HotCSE Seminar
Computational Science & Engineering
Wednesday Oct 26, 12pm-1pm, [Meeting Link]

scDisInFact: The Disentangled Learning for Integration and Prediction of multi-batch multi-condition Single-Cell RNA sequencing data

Ziqi Zhang
Advisor: Dr. Xiuwei Zhang


Single-cell RNA-sequencing (scRNA-seq) is able to measure the expression level of genes in each cell of an experimental batch. scRNA-seq has been widely used for disease studies, where samples are collected from donors at different stages of the disease. As a result, each sample's scRNA-seq count matrix is associated with one or more biological conditions which can be age, gender, drug treatment, disease severity, etc. On the other hand, samples from different donors are often obtained in different experimental batches, which introduce technical confounders that are also termed ''batch effects''. Often seen in practice are samples from different conditions and different batches, and the differences among their count matrices are caused by a mixture of technical batch effect and condition effect. Computational methods should remove the batch effect while keeping the biological variations caused by condition effects. Existing batch effect removal methods remove all systematic differences among samples, including both batch effect and condition effect. In contrast, existing perturbation prediction methods treat the differences among samples solely as condition effects, and predict gene expression data that are inaccurate as they ignore batch effects. Here we propose scDisInFact, a computational framework based on variational autoencoders that models both batch effect and condition effect among samples in scRNA-seq data. scDisInFact simultaneously performs three tasks including batch effect removal, condition-associated key gene detection, and perturbation prediction. We tested scDisInFact on both simulated and real datasets, and compared it with baseline methods for each task. The results show that by jointly performing these three tasks, scDisInFact shows superior performance compared to existing methods that work on each task.

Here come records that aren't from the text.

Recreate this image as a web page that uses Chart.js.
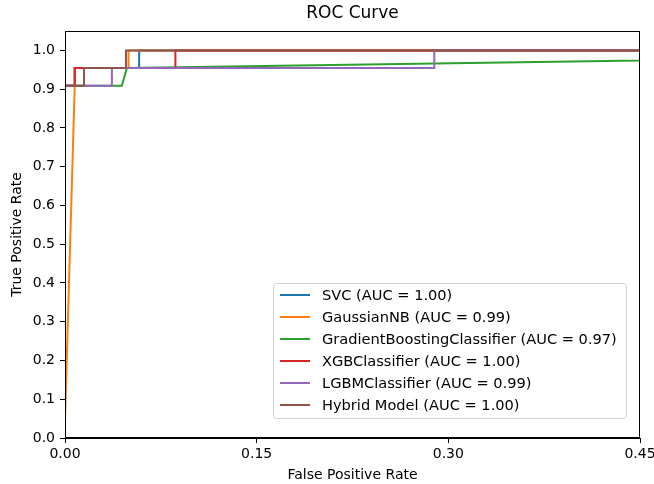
<!DOCTYPE html>
<html>
<head>
<meta charset="utf-8">
<title>ROC Curve</title>
<script src="https://cdn.jsdelivr.net/npm/chart.js@4.4.1/dist/chart.umd.min.js"></script>
<style>
  html, body { margin: 0; padding: 0; background: #fff; }
  canvas { display: block; }
</style>
</head>
<body>
<canvas id="rocChart" width="654" height="484"></canvas>
<script>
// models and their rounded AUC values
const modelNames = ['SVC', 'GaussianNB', 'GradientBoostingClassifier', 'XGBClassifier', 'LGBMClassifier', 'Hybrid Model'];
const aucValues = ['1.00', '0.99', '0.97', '1.00', '0.99', '1.00'];
const lineColors = ['#1f77b4', '#ff7f0e', '#2ca02c', '#d62728', '#9467bd', '#8c564b'];

// ROC points (false positive rate / true positive rate)
const svcFpr = [0, 0, 0.0076, 0.0076, 0.058, 0.058, 1];
const svcTpr = [0, 0.909, 0.909, 0.9545, 0.9545, 1, 1];
const nbFpr = [0, 0, 0.0076, 0.0076, 0.0497, 0.0497, 1];
const nbTpr = [0, 0.0455, 0.909, 0.9545, 0.9545, 1, 1];
const gbFpr = [0, 0, 0.0445, 0.0485, 1];
const gbTpr = [0, 0.909, 0.909, 0.9545, 1];
const xgbFpr = [0, 0, 0.0076, 0.0076, 0.0864, 0.0864, 1];
const xgbTpr = [0, 0.909, 0.909, 0.9545, 0.9545, 1, 1];
const lgbmFpr = [0, 0, 0.0367, 0.0367, 0.289, 0.289, 1];
const lgbmTpr = [0, 0.909, 0.909, 0.9545, 0.9545, 1, 1];
const hybridFpr = [0, 0, 0.0149, 0.0149, 0.0477, 0.0477, 1];
const hybridTpr = [0, 0.909, 0.909, 0.9545, 0.9545, 1, 1];

const xTicks = [0, 0.15, 0.30, 0.45];
const yTicks = [0, 0.1, 0.2, 0.3, 0.4, 0.5, 0.6, 0.7, 0.8, 0.9, 1.0];

const fprList = [svcFpr, nbFpr, gbFpr, xgbFpr, lgbmFpr, hybridFpr];
const tprList = [svcTpr, nbTpr, gbTpr, xgbTpr, lgbmTpr, hybridTpr];

const fontFamily = '"DejaVu Sans", sans-serif';

function toPoints(xs, ys) {
  return xs.map(function (x, i) { return { x: x, y: ys[i] }; });
}

var datasets = modelNames.map(function (name, i) {
  return {
    label: name + ' (AUC = ' + aucValues[i] + ')',
    data: toPoints(fprList[i], tprList[i]),
    borderColor: lineColors[i],
    backgroundColor: lineColors[i],
    borderWidth: 2,
    pointRadius: 0,
    tension: 0,
    fill: false,
    order: modelNames.length - i   // later models on top, like matplotlib
  };
});

// title, top/right frame and the legend box inside the plot
const rocDecor = {
  id: 'rocDecor',
  afterDatasetsDraw: function (chart) {
    var ctx = chart.ctx;
    var a = chart.chartArea;
    ctx.save();
    ctx.strokeStyle = '#000';
    ctx.lineWidth = 1;
    ctx.strokeRect(Math.round(a.left) + 0.5, Math.round(a.top) + 0.5, Math.round(a.right - a.left) - 1, Math.round(a.bottom - a.top) - 1);
    ctx.restore();
  },
  afterDraw: function (chart) {
    var ctx = chart.ctx;
    var a = chart.chartArea;
    ctx.save();
    ctx.fillStyle = '#000';
    ctx.font = '17px ' + fontFamily;
    ctx.textAlign = 'center';
    ctx.textBaseline = 'middle';
    ctx.fillText('ROC Curve', (a.left + a.right) / 2, 14);

    // legend
    var bx = 273.5, by = 283.5, bw = 353, bh = 135;
    ctx.beginPath();
    ctx.roundRect(bx, by, bw, bh, 3);
    ctx.fillStyle = 'rgba(255,255,255,0.8)';
    ctx.fill();
    ctx.strokeStyle = '#d0d0d0';
    ctx.lineWidth = 1;
    ctx.stroke();

    ctx.font = '14.6px ' + fontFamily;
    ctx.textAlign = 'left';
    chart.data.datasets.forEach(function (ds, i) {
      var ry = 295 + i * 22;
      ctx.beginPath();
      ctx.moveTo(280, ry);
      ctx.lineTo(310, ry);
      ctx.strokeStyle = ds.borderColor;
      ctx.lineWidth = 2;
      ctx.stroke();
      ctx.fillStyle = '#000';
      ctx.fillText(ds.label, 322, ry + 1);
    });
    ctx.restore();
  }
};

var ctx = document.getElementById('rocChart').getContext('2d');
var rocChart = new Chart(ctx, {
  type: 'line',
  data: { datasets: datasets },
  options: {
    responsive: false,
    animation: false,
    parsing: true,
    layout: { padding: { top: 31, right: 14, left: 0, bottom: 0 } },
    plugins: {
      legend: { display: false },
      title: { display: false },
      tooltip: { enabled: false }
    },
    scales: {
      x: {
        type: 'linear',
        min: 0,
        max: 0.45,
        afterFit: function (scale) {
          scale.height = 46;
          scale.paddingLeft = 0;
          scale.paddingRight = 0;
        },
        afterBuildTicks: function (scale) {
          scale.ticks = xTicks.map(function (v) { return { value: v }; });
        },
        ticks: {
          color: '#000',
          padding: 3,
          maxRotation: 0,
          font: { family: fontFamily, size: 14 },
          callback: function (v) { return Number(v).toFixed(2); }
        },
        grid: { drawOnChartArea: false, drawTicks: true, tickLength: 5, color: '#000' },
        border: { display: true, color: '#000' },
        title: {
          display: true,
          text: 'False Positive Rate',
          color: '#000',
          font: { family: fontFamily, size: 14 },
          padding: { top: 0, bottom: 0 }
        }
      },
      y: {
        type: 'linear',
        min: 0,
        max: 1.05,
        afterFit: function (scale) { scale.width = 65; },
        afterBuildTicks: function (scale) {
          scale.ticks = yTicks.map(function (v) { return { value: v }; });
        },
        ticks: {
          color: '#000',
          padding: 5,
          font: { family: fontFamily, size: 14 },
          callback: function (v) { return Number(v).toFixed(1); }
        },
        grid: { drawOnChartArea: false, drawTicks: true, tickLength: 5, color: '#000' },
        border: { display: true, color: '#000' },
        title: {
          display: true,
          text: 'True Positive Rate',
          color: '#000',
          font: { family: fontFamily, size: 14 },
          padding: { top: 9, bottom: 0 }
        }
      }
    }
  },
  plugins: [rocDecor]
});
</script>
</body>
</html>
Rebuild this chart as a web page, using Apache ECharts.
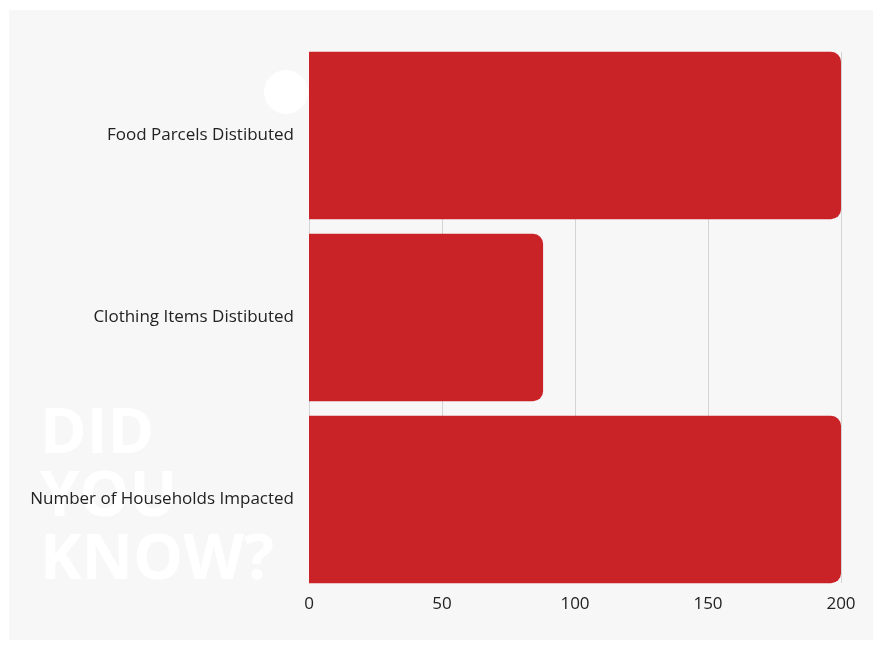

Ziqi Zhang is a Ph.D. student in the School of Computational Science and Engineering, at Georgia Institute of Technology. His advisor is Dr. Xiuwei Zhang. He is generally interested in developing machine learning algorithms to study cell regulatory mechanisms. His main research focuses are integrating biological information from single-cell multi-omics datasets and single-cell datasets across experimental conditions, and obtaining new biological insight from the integration study, and studying cell regulatory mechanisms including gene regulatory network, cross-modalities association network with graph learning algorithms.